┌────────

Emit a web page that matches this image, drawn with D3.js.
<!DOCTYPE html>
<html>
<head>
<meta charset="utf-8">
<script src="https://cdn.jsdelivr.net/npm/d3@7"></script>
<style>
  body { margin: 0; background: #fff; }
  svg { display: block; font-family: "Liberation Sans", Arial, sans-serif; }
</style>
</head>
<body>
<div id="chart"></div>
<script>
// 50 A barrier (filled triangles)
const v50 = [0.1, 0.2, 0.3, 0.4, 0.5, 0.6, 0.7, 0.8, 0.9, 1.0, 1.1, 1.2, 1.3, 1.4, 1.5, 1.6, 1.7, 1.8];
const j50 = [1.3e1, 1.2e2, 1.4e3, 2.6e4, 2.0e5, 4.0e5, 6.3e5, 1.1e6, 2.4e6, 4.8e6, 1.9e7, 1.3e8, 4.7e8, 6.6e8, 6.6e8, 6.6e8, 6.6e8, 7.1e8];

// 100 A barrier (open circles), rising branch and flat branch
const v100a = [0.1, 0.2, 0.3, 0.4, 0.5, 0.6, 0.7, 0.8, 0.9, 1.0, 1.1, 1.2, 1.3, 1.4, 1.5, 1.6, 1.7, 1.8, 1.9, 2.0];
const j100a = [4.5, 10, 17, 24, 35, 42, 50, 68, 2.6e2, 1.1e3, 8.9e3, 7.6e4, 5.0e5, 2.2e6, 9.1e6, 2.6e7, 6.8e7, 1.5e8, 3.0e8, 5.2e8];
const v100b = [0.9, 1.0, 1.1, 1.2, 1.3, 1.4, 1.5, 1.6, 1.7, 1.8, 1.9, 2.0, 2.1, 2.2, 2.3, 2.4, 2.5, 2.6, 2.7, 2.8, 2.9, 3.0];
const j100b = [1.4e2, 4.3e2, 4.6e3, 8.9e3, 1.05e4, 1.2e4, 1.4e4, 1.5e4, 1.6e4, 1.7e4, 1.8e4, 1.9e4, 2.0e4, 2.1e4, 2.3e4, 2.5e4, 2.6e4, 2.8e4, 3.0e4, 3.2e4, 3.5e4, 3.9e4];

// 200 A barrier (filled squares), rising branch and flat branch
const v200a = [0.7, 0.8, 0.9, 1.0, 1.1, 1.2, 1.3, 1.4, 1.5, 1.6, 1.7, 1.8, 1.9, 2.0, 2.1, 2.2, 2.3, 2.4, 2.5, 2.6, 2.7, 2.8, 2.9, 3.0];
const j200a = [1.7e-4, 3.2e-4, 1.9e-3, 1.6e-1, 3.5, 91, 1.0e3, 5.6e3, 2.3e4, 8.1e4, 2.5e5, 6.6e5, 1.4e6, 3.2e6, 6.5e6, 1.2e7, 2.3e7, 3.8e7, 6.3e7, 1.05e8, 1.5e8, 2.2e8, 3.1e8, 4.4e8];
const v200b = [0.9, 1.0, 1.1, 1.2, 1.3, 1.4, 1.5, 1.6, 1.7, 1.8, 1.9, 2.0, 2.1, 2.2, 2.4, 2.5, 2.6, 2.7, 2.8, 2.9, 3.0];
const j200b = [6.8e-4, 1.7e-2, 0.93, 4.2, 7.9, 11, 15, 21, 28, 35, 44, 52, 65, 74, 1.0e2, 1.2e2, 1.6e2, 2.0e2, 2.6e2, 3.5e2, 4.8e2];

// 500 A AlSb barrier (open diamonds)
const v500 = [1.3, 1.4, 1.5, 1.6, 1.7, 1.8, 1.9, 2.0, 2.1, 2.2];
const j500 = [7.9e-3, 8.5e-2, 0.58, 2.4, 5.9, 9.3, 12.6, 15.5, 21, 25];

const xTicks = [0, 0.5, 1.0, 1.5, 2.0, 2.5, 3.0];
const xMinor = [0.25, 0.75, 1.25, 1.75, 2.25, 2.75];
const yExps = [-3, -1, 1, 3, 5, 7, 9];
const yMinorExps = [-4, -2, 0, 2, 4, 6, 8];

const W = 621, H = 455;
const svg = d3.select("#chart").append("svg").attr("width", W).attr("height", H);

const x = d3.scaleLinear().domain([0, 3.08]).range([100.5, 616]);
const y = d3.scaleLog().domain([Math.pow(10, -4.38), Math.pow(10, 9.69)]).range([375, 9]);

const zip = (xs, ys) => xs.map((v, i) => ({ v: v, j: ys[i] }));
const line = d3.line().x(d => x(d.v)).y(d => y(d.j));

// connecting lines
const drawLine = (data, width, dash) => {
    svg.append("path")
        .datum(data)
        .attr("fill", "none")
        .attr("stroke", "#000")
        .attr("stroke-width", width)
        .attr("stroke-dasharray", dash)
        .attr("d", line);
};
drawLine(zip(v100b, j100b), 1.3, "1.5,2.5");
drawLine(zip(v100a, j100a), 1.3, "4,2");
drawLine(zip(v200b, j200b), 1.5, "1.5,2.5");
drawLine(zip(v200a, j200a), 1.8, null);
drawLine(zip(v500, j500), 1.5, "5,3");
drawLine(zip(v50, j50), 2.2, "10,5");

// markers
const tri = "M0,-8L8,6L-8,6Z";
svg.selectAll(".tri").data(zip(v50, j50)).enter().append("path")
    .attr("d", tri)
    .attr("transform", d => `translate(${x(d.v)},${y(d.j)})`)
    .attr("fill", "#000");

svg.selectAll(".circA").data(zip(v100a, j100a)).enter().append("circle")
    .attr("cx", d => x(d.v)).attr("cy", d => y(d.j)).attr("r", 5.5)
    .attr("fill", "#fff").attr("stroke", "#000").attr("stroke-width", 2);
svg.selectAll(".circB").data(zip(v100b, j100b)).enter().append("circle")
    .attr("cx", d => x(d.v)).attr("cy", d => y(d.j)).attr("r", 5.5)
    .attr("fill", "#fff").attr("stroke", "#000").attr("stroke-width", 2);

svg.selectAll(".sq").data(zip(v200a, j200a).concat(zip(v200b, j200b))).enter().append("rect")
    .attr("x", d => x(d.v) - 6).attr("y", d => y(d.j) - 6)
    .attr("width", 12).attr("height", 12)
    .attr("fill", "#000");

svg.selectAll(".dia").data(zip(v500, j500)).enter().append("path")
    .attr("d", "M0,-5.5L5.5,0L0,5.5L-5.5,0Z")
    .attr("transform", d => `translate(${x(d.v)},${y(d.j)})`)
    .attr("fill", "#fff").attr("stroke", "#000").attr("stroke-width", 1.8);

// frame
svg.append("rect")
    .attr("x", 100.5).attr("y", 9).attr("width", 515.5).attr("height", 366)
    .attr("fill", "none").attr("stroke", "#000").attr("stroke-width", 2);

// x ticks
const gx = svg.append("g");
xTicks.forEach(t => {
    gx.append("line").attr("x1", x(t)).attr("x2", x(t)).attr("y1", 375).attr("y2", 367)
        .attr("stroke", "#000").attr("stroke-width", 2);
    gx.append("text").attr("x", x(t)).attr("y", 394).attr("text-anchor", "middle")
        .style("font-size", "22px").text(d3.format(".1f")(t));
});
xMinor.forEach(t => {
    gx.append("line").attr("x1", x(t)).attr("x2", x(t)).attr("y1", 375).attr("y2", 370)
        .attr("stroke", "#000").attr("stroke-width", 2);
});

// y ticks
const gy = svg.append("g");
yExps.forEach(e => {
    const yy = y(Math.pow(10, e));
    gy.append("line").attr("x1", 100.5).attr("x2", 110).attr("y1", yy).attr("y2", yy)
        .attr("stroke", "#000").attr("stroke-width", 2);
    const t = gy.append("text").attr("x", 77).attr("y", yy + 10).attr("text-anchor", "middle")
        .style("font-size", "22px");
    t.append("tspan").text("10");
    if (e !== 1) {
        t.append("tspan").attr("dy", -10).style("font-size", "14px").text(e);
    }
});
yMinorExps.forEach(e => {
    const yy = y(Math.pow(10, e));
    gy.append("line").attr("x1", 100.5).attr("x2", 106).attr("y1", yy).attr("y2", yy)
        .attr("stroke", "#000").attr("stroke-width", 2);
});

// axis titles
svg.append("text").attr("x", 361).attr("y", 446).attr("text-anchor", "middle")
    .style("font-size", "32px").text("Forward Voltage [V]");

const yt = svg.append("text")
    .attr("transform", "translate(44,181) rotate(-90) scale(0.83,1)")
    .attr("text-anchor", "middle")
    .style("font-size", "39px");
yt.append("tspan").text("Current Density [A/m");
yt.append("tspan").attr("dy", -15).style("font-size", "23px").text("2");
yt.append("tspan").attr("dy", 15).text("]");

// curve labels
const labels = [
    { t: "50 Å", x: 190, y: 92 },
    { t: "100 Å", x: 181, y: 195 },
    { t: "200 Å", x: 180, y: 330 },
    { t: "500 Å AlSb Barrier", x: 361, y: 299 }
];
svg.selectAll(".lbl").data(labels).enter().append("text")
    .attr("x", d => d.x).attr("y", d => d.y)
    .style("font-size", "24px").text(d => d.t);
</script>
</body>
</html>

└────────

_Exercise instructions:_ Reproduce verbatim only this range: the first line of the material through the line that contains "3.2e4, 3.5e4, 3.9e4];", inclusive.

_Written answer:_
Emit a web page that matches this image, drawn with D3.js.
<!DOCTYPE html>
<html>
<head>
<meta charset="utf-8">
<script src="https://cdn.jsdelivr.net/npm/d3@7"></script>
<style>
  body { margin: 0; background: #fff; }
  svg { display: block; font-family: "Liberation Sans", Arial, sans-serif; }
</style>
</head>
<body>
<div id="chart"></div>
<script>
// 50 A barrier (filled triangles)
const v50 = [0.1, 0.2, 0.3, 0.4, 0.5, 0.6, 0.7, 0.8, 0.9, 1.0, 1.1, 1.2, 1.3, 1.4, 1.5, 1.6, 1.7, 1.8];
const j50 = [1.3e1, 1.2e2, 1.4e3, 2.6e4, 2.0e5, 4.0e5, 6.3e5, 1.1e6, 2.4e6, 4.8e6, 1.9e7, 1.3e8, 4.7e8, 6.6e8, 6.6e8, 6.6e8, 6.6e8, 7.1e8];

// 100 A barrier (open circles), rising branch and flat branch
const v100a = [0.1, 0.2, 0.3, 0.4, 0.5, 0.6, 0.7, 0.8, 0.9, 1.0, 1.1, 1.2, 1.3, 1.4, 1.5, 1.6, 1.7, 1.8, 1.9, 2.0];
const j100a = [4.5, 10, 17, 24, 35, 42, 50, 68, 2.6e2, 1.1e3, 8.9e3, 7.6e4, 5.0e5, 2.2e6, 9.1e6, 2.6e7, 6.8e7, 1.5e8, 3.0e8, 5.2e8];
const v100b = [0.9, 1.0, 1.1, 1.2, 1.3, 1.4, 1.5, 1.6, 1.7, 1.8, 1.9, 2.0, 2.1, 2.2, 2.3, 2.4, 2.5, 2.6, 2.7, 2.8, 2.9, 3.0];
const j100b = [1.4e2, 4.3e2, 4.6e3, 8.9e3, 1.05e4, 1.2e4, 1.4e4, 1.5e4, 1.6e4, 1.7e4, 1.8e4, 1.9e4, 2.0e4, 2.1e4, 2.3e4, 2.5e4, 2.6e4, 2.8e4, 3.0e4, 3.2e4, 3.5e4, 3.9e4];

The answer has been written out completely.